Zum anderen macht Orban keinen Hehl aus seiner allgemeinen Sicht der Dinge. Und die ist deutlich anders als jene der Bundesregierung. Von Merkel und anderen flüchtlingsfreundlichen Politikern verlangt er, dass sie „keinen moralischen Imperialismus“ ausüben. So empfindet er die Forderungen nach Humanität. Wie Deutschland sich entscheide, sollte nur für Deutschland gelten. „Wir sind Ungarn.“ Und: „Ungarn möchte keine Änderung aufgrund massenhafter Einwanderung. Wir wollen uns nicht ändern.“ So will ein Mann sein Land gegenüber angebliche Bedrohungen durch Flüchtlinge verteidigen.
Ebenso simpel ist seine Vorstellung, was mit den Menschen aus Syrien oder Afghanistan geschehen soll, die vor Krieg oder Religionsfanatismus fliehen. Man müsse ihnen helfen, zuhause zu leben, meint Viktor Orban. Das sei für ihn christliche Verantwortung. „Jeder gehört dorthin zurück, von wo er weg musste.“
Die hochrangigen CSU-Politiker stellen sich in Kloster Banz allesamt hinter Horst Seehofer. Es werde „mehr Zäune geben müssen“, sagt etwa Manfred Weber, Vorsitzender der christdemokratischen EVP-Fraktion im EU-Parlament und designierter neuer CSU-Vize. Bayerns Finanzminister Markus Söder verlangt von Merkel ein Signal, „dass sie die Sorgen der Menschen ernst nimmt und nicht nur die der Flüchtlinge“.Deutlich kritische Stimmen gibt es an der CSU-Basis – vor Ort, wo man sich bemüht, die die neu ankommenden Flüchtlinge ordentlich und menschenwürdig zu behandeln. Über die Orban-Einladung sagt etwa die Leitung eines Ortsvereines: „Es war eine abstruse Idee, sich mit dem an einen Tisch zu setzen.“ Dieser sei „ein Menschenverächter, mit dem ich nicht einmal zusammen im Bus ins nächste Dorf fahren würde“. Kommunal sei man da in der Partei teilweise viel weiter und würde erkennen, dass die Integration der Flüchtlinge die wichtigste Zukunftsaufgabe sei.

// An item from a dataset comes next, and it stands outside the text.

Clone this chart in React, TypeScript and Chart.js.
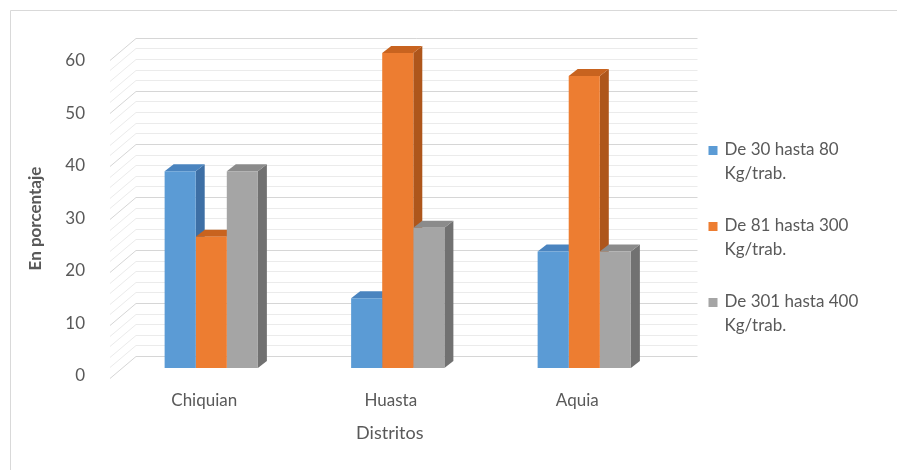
import React, { useEffect, useRef } from "react";
import { Chart, registerables } from "chart.js";

Chart.register(...registerables);

// Categories and series (percentages per district)
const distritos = ["Chiquian", "Huasta", "Aquia"];
const rango30a80 = [37.5, 13.3, 22.2];
const rango81a300 = [25.0, 60.0, 55.6];
const rango301a400 = [37.5, 26.7, 22.2];
const serieNombres = [
  "De 30 hasta 80 Kg/trab.",
  "De 81 hasta 300 Kg/trab.",
  "De 301 hasta 400 Kg/trab.",
];
const yMin = 0;
const yMax = 60;
const yStep = 10;
const yMinorStep = 2;
const tituloY = "En porcentaje";
const tituloX = "Distritos";

const FONT = "Lato, 'Open Sans', 'DejaVu Sans', sans-serif";
const TEXT = "#595959";
const frontColors = ["#5B9BD5", "#ED7D31", "#A5A5A5"];
const sideColors = ["#3D6FA5", "#AE561B", "#717171"];
const topColors = ["#4A84BF", "#C8631F", "#8B8B8B"];

// depth of each column (pixels right / up)
const DX = 9;
const DY = 7;

const framePlugin = {
  id: "frame",
  beforeDraw(chart: any) {
    const { ctx, width, height } = chart;
    ctx.save();
    ctx.fillStyle = "#ffffff";
    ctx.fillRect(0, 0, width, height);
    ctx.strokeStyle = "#d9d9d9";
    ctx.lineWidth = 1;
    ctx.beginPath();
    ctx.moveTo(10.5, height);
    ctx.lineTo(10.5, 10.5);
    ctx.lineTo(width, 10.5);
    ctx.stroke();
    ctx.restore();
  },
};

// back wall, side wall and the 3D faces of each column
const depthPlugin = {
  id: "depth",
  beforeDatasetsDraw(chart: any) {
    const { ctx, chartArea } = chart;
    const { left, right, bottom } = chartArea;
    const ys = chart.scales.y;
    const wallLeft = left + 18;
    const wallRight = right + 20;
    const backY = (v: number) => bottom - 12 - (bottom - ys.getPixelForValue(v)) * 1.01;

    ctx.save();
    ctx.lineWidth = 1;
    for (let v = yMin; v <= yMax; v += yMinorStep) {
      const major = v % yStep === 0;
      const y = Math.round(backY(v)) + 0.5;
      ctx.strokeStyle = major ? "#d6d6d6" : "#ebebeb";
      ctx.beginPath();
      ctx.moveTo(wallLeft, y);
      ctx.lineTo(wallRight, y);
      ctx.stroke();
      ctx.beginPath();
      ctx.moveTo(left - 8, y + 22);
      ctx.lineTo(wallLeft, y);
      ctx.stroke();
    }

    chart.data.datasets.forEach((ds: any, i: number) => {
      const meta = chart.getDatasetMeta(i);
      meta.data.forEach((bar: any) => {
        const { x, y, width, base } = bar.getProps(["x", "y", "width", "base"], true);
        const l = x - width / 2;
        const r = x + width / 2;
        ctx.fillStyle = sideColors[i];
        ctx.beginPath();
        ctx.moveTo(r, y);
        ctx.lineTo(r + DX, y - DY);
        ctx.lineTo(r + DX, base - DY);
        ctx.lineTo(r, base);
        ctx.closePath();
        ctx.fill();
        ctx.fillStyle = topColors[i];
        ctx.beginPath();
        ctx.moveTo(l, y);
        ctx.lineTo(l + DX, y - DY);
        ctx.lineTo(r + DX, y - DY);
        ctx.lineTo(r, y);
        ctx.closePath();
        ctx.fill();
      });
    });
    ctx.restore();
  },
};

const titlesPlugin = {
  id: "titles",
  afterDraw(chart: any) {
    const { ctx, chartArea } = chart;
    const { left, right, top, bottom } = chartArea;
    ctx.save();
    ctx.fillStyle = TEXT;
    ctx.textAlign = "center";
    ctx.textBaseline = "middle";
    ctx.font = `bold 17px ${FONT}`;
    ctx.translate(left - 82, (top + bottom) / 2 + 8);
    ctx.rotate(-Math.PI / 2);
    ctx.fillText(tituloY, 0, 0);
    ctx.restore();

    ctx.save();
    ctx.fillStyle = TEXT;
    ctx.textAlign = "center";
    ctx.textBaseline = "middle";
    ctx.font = `18px ${FONT}`;
    ctx.fillText(tituloX, (left + right) / 2 - 8, bottom + 65);
    ctx.restore();
  },
};

const legendPlugin = {
  id: "sideLegend",
  afterDraw(chart: any) {
    const { ctx, chartArea } = chart;
    const x0 = chartArea.right + 31;
    const y0 = chartArea.top + 97;
    ctx.save();
    ctx.font = `17px ${FONT}`;
    ctx.textBaseline = "middle";
    ctx.textAlign = "left";
    chart.data.datasets.forEach((ds: any, i: number) => {
      const y = y0 + i * 76;
      ctx.fillStyle = frontColors[i];
      ctx.fillRect(x0, y - 4, 9, 9);
      const label: string = ds.label;
      const cut = label.lastIndexOf(" ");
      const lines = [label.slice(0, cut), label.slice(cut + 1)];
      ctx.fillStyle = TEXT;
      lines.forEach((ln, k) => ctx.fillText(ln, x0 + 16, y + k * 24));
    });
    ctx.restore();
  },
};

export default function App() {
  const canvasRef = useRef<HTMLCanvasElement | null>(null);

  useEffect(() => {
    const canvas = canvasRef.current;
    if (!canvas) return;
    const series = [rango30a80, rango81a300, rango301a400];
    const chart = new Chart(canvas, {
      type: "bar",
      data: {
        labels: distritos,
        datasets: series.map((values, i) => ({
          label: serieNombres[i],
          data: values,
          backgroundColor: frontColors[i],
          borderWidth: 0,
          categoryPercentage: 0.5,
          barPercentage: 1,
        })),
      },
      options: {
        responsive: false,
        animation: false,
        devicePixelRatio: 1,
        layout: { padding: { left: 0, right: 219.5, top: 53, bottom: 0 } },
        plugins: {
          legend: { display: false },
          tooltip: { enabled: false },
          title: { display: false },
        },
        scales: {
          x: {
            grid: { display: false },
            border: { display: false },
            ticks: {
              color: TEXT,
              font: { family: FONT, size: 17 },
              padding: 14,
              labelOffset: -7,
            },
            afterFit: (scale: any) => {
              scale.height = 102;
            },
          },
          y: {
            min: yMin,
            max: yMax,
            grid: { display: false },
            border: { display: false },
            ticks: {
              stepSize: yStep,
              color: TEXT,
              font: { family: FONT, size: 17 },
              padding: 25,
              labelOffset: 8,
            },
            afterFit: (scale: any) => {
              scale.width = 118;
            },
          },
        },
      },
      plugins: [framePlugin, depthPlugin, titlesPlugin, legendPlugin],
    });
    return () => chart.destroy();
  }, []);

  return (
    <div style={{ position: "absolute", left: 0, top: 0, width: 897, height: 470 }}>
      <canvas ref={canvasRef} width={897} height={470} />
    </div>
  );
}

Orban will sich den wirtschaftlichen Aufschwung nicht kaputtmachen lassen
Die Stimmung beim Treffen der Landtagsfraktion mit Orban wird von einem Teilnehmer als „freundschaftlich und anständig“ beschrieben. Orban hat erst einmal 20 Minuten lang seine Sicht dargelegt. So sei Ungarn im Jahr 2008 wirtschaftlich so darniedergelegen wie jetzt Griechenland. Jetzt gehe es dem Land dank einer Kraftanstrengung viel besser. Das will er sich nicht kaputtmachen lassen. Seine Ablehnung von festen Flüchtlingsquoten begründete er mit einem denkwürdigen Vergleich: Wenn wegen eines kaputten Rohres Wasser in die Zimmer eines Hauses eindringe, habe die Debatte keinen Sinn, wie viel Wasser wohin fließen soll. Vielmehr müsse das Rohr dichtgemacht werden. Aus der Fraktion gab es vier, fünf unverfängliche Fragen an Orban. „Man muss jetzt nicht restlos zufrieden sein“, sagt als Fazit der CSU-Abgeordnete Oliver Jörg über den Besuch.